Fontana lives off a large Kaiser Steel plant, which is in serious trouble. From a peak of 8,500 workers in 1979, employment there is down to 3,900 and is scheduled to drop soon to 2,500.

The audience gathered from this traditional Democratic stronghold largely blamed the calamity on the Republican administration in Washington. Brown did what he could to encourage these working-class Democrats, who retain some admiration for President Reagan and some ambivalence about their own party, to at least send him back to Congress.

Alma Scott, 69, a Fontana housewife, spoke with a voice shaking with rage: "The people in Washington, why don't they cut their own wages? Why doesn't Reagan cut his? Why don't they cut Nixon off from all the money he is getting? And they are sending it overseas when they need it at our backdoor."

The questions were mostly friendly, with widespread applause greeting Brown at the end.

He has paid particular attention to senior citizens' groups because this area of southern California has become something of a Mecca for people looking for cheap land where they can park their mobile homes and enjoy a fairly inexpensive cost of living. He said 20 percent of the district may be senior citizens.

"A hell of a lot of those people are Republicans, but they are single-issue Republicans," he said. "Anyone who threatens the Social Security system is in serious trouble."

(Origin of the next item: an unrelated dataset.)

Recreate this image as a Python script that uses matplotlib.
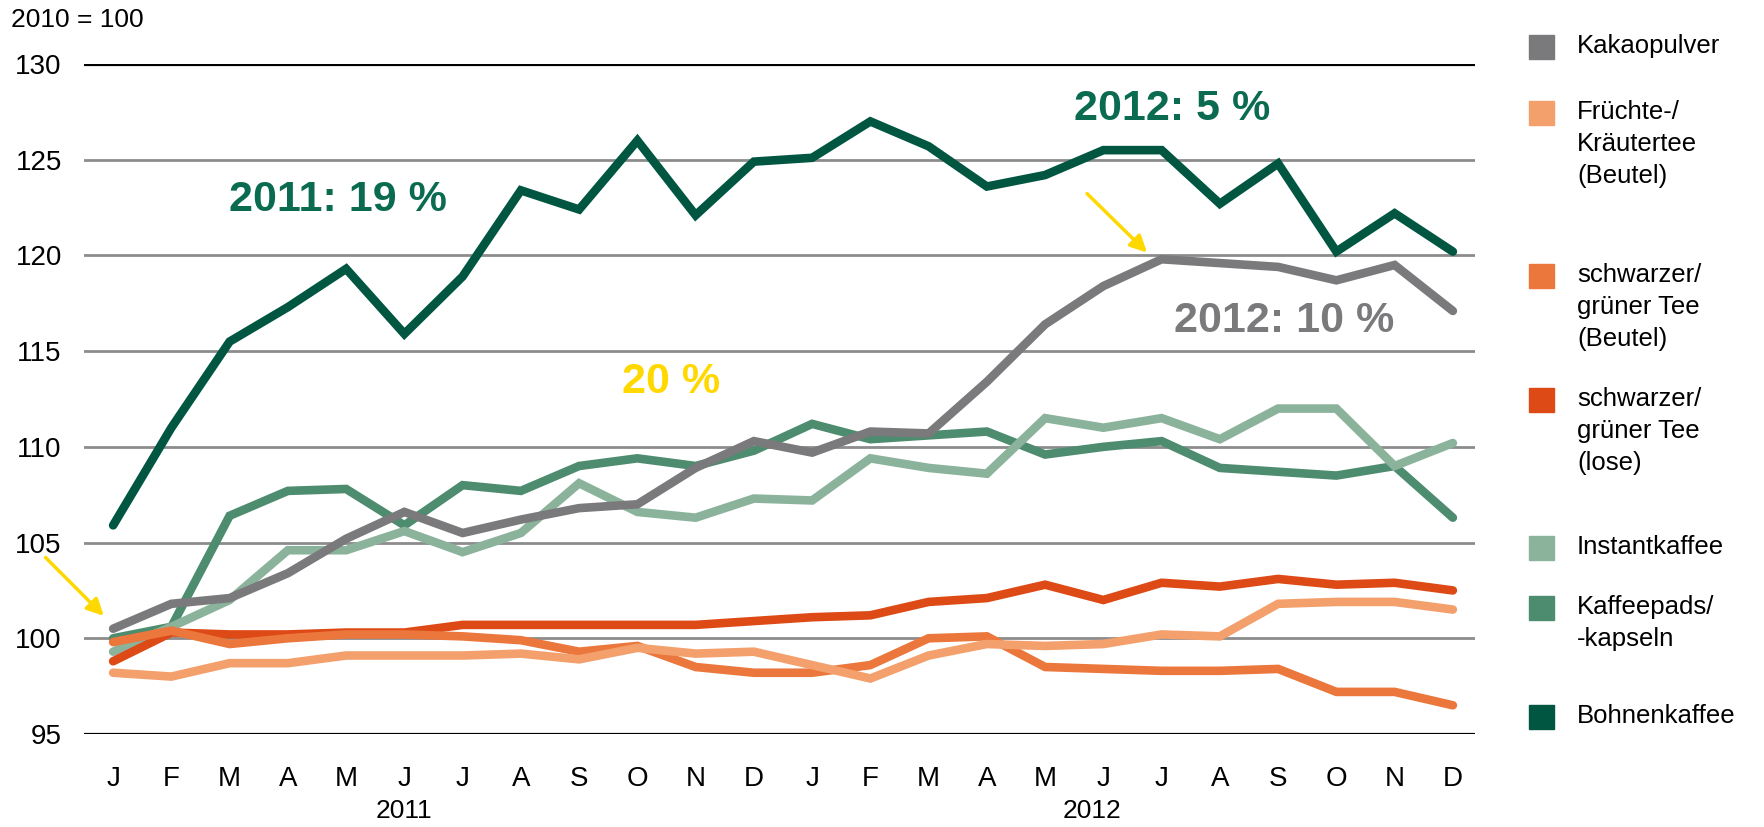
import matplotlib
matplotlib.use("Agg")
import matplotlib.pyplot as plt
from matplotlib.patches import Rectangle
from matplotlib.transforms import blended_transform_factory

plt.rcParams['font.family'] = ['Liberation Sans', 'DejaVu Sans']

months = ["J", "F", "M", "A", "M", "J", "J", "A", "S", "O", "N", "D"] * 2
years = ["2011", "2012"]
year_pos = [5.0, 16.8]

kakaopulver = [100.5, 101.8, 102.1, 103.4, 105.2, 106.6, 105.5, 106.2, 106.8, 107.0, 108.9, 110.3,
               109.7, 110.8, 110.7, 113.4, 116.4, 118.4, 119.8, 119.6, 119.4, 118.7, 119.5, 117.1]
fruechtetee = [98.2, 98.0, 98.7, 98.7, 99.1, 99.1, 99.1, 99.2, 98.9, 99.5, 99.2, 99.3,
               98.6, 97.9, 99.1, 99.7, 99.6, 99.7, 100.2, 100.1, 101.8, 101.9, 101.9, 101.5]
tee_beutel = [99.8, 100.4, 99.7, 100.0, 100.2, 100.2, 100.1, 99.9, 99.3, 99.6, 98.5, 98.2,
              98.2, 98.6, 100.0, 100.1, 98.5, 98.4, 98.3, 98.3, 98.4, 97.2, 97.2, 96.5]
tee_lose = [98.8, 100.3, 100.2, 100.2, 100.3, 100.3, 100.7, 100.7, 100.7, 100.7, 100.7, 100.9,
            101.1, 101.2, 101.9, 102.1, 102.8, 102.0, 102.9, 102.7, 103.1, 102.8, 102.9, 102.5]
instantkaffee = [99.3, 100.6, 102.0, 104.6, 104.6, 105.6, 104.5, 105.5, 108.1, 106.6, 106.3, 107.3,
                 107.2, 109.4, 108.9, 108.6, 111.5, 111.0, 111.5, 110.4, 112.0, 112.0, 109.0, 110.2]
kaffeepads = [100.0, 100.6, 106.4, 107.7, 107.8, 105.9, 108.0, 107.7, 109.0, 109.4, 109.0, 109.8,
              111.2, 110.4, 110.6, 110.8, 109.6, 110.0, 110.3, 108.9, 108.7, 108.5, 109.0, 106.3]
bohnenkaffee = [105.9, 111.0, 115.5, 117.3, 119.3, 115.9, 118.9, 123.4, 122.4, 126.0, 122.1, 124.9,
                125.1, 127.0, 125.7, 123.6, 124.2, 125.5, 125.5, 122.7, 124.8, 120.2, 122.2, 120.2]

legend_labels = ["Kakaopulver", "Früchte-/\nKräutertee\n(Beutel)", "schwarzer/\ngrüner Tee\n(Beutel)",
                 "schwarzer/\ngrüner Tee\n(lose)", "Instantkaffee", "Kaffeepads/\n-kapseln", "Bohnenkaffee"]
series = [kakaopulver, fruechtetee, tee_beutel, tee_lose, instantkaffee, kaffeepads, bohnenkaffee]
colors = ["#7A7A7C", "#F3A06C", "#EB773C", "#DD4A16", "#8BB39B", "#4E8C70", "#005640"]

yticks = [95, 100, 105, 110, 115, 120, 125, 130]

fig = plt.figure(figsize=(17.65, 8.27), dpi=100)
ax = fig.add_axes([84/1765, 1-734/827, (1475-84)/1765, 670/827])

x = list(range(len(months)))
for yv in yticks:
    if yv in (95, 130):
        ax.axhline(yv, color="black", lw=2.3, zorder=1)
    else:
        ax.axhline(yv, color="#8C8C8C", lw=2.0, zorder=1)

for i in range(len(series) - 1, -1, -1):
    ax.plot(x, series[i], color=colors[i], lw=6.2, solid_capstyle="round",
            solid_joinstyle="miter", zorder=3 + (len(series) - i))

ax.set_xlim(-0.5, 23.38)
ax.set_ylim(95, 130)
ax.set_yticks(yticks)
ax.set_yticklabels([str(v) for v in yticks], fontsize=20)
ax.set_xticks(x)
ax.set_xticklabels(months, fontsize=20)
ax.tick_params(axis="y", length=0, pad=16)
ax.tick_params(axis="x", length=0, pad=23)
for s in ax.spines.values():
    s.set_visible(False)

trans = blended_transform_factory(ax.transData, ax.transAxes)
for yr, xp in zip(years, year_pos):
    ax.text(xp, -0.115, yr, transform=trans, ha="center", va="center", fontsize=19)

fig.text(0.006, 1-20/827, "2010 = 100", ha="left", va="center", fontsize=19)

# annotations
ax.text(3.86, 122.9, "2011: 19 %", color="#0A6B50", fontsize=31, fontweight="bold", ha="center", va="center")
ax.text(18.18, 127.65, "2012: 5 %", color="#0A6B50", fontsize=31, fontweight="bold", ha="center", va="center")
ax.text(20.1, 116.55, "2012: 10 %", color="#7A7A7C", fontsize=31, fontweight="bold", ha="center", va="center")
ax.text(9.57, 113.4, "20 %", color="#FFD800", fontsize=31, fontweight="bold", ha="center", va="center")

arrowprops = dict(arrowstyle="-|>,head_length=1.0,head_width=0.5", color="#FFD800", lw=2.5,
                  shrinkA=0, shrinkB=0)
ax.annotate("", xy=(-0.16, 101.17), xytext=(-1.16, 104.22), arrowprops=arrowprops,
            annotation_clip=False, zorder=20)
ax.annotate("", xy=(17.75, 120.15), xytext=(16.72, 123.23), arrowprops=arrowprops,
            annotation_clip=False, zorder=20)

# legend
sq = 24
sq_x = 1529
text_x = 1577
entry_y = [47, 113, 276, 400, 548, 608, 717]
for lab, col, ey in zip(legend_labels, colors, entry_y):
    fig.patches.append(Rectangle((sq_x / 1765, 1 - (ey + sq / 2) / 827), 25 / 1765, sq / 827,
                                 transform=fig.transFigure, color=col))
    fig.text(text_x / 1765, 1 - (ey - 13) / 827, lab, ha="left", va="top", fontsize=18.5,
             linespacing=1.42)

fig.savefig("out.png", dpi=100)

People in the district "basically still think that Reagan is a good guy, the guy with the white hat on the white horse. They can't believe that he is doing something that is hurting them."

Perhaps sensing the lingering respect for the president, Brown's criticism of Reagan in public was respectful and somewhat detached, although he indicated privately he was building up to tougher talk later in the campaign.

"You have to figure out for yourself how a conservative president can pile up the biggest deficit in United States history," he said in Fontana.

The president's efforts to raise the military budget and cut social programs "is not necessarily bad," Brown said, continuing his muted criticism. "I happen to disagree with it because I think it's running the country toward war. Those of you who agree with the president ought to go out and vote for him."

At all of the senior forums, Brown was asked about threats to Social Security. Among those at the North Norton Senior Center in San Bernadino were Leilla Darnall, 64, a retired railroad clerk, and Albert Speier Jr., 71, a retired production superintendent. Both said they would vote for Brown but still generally blamed the Democrats for the economic mess the country had fallen into.

Both bristled at the suggestion that cost-of-living increases in Social Security might be restricted. "We're not getting enough as it is," Speier said.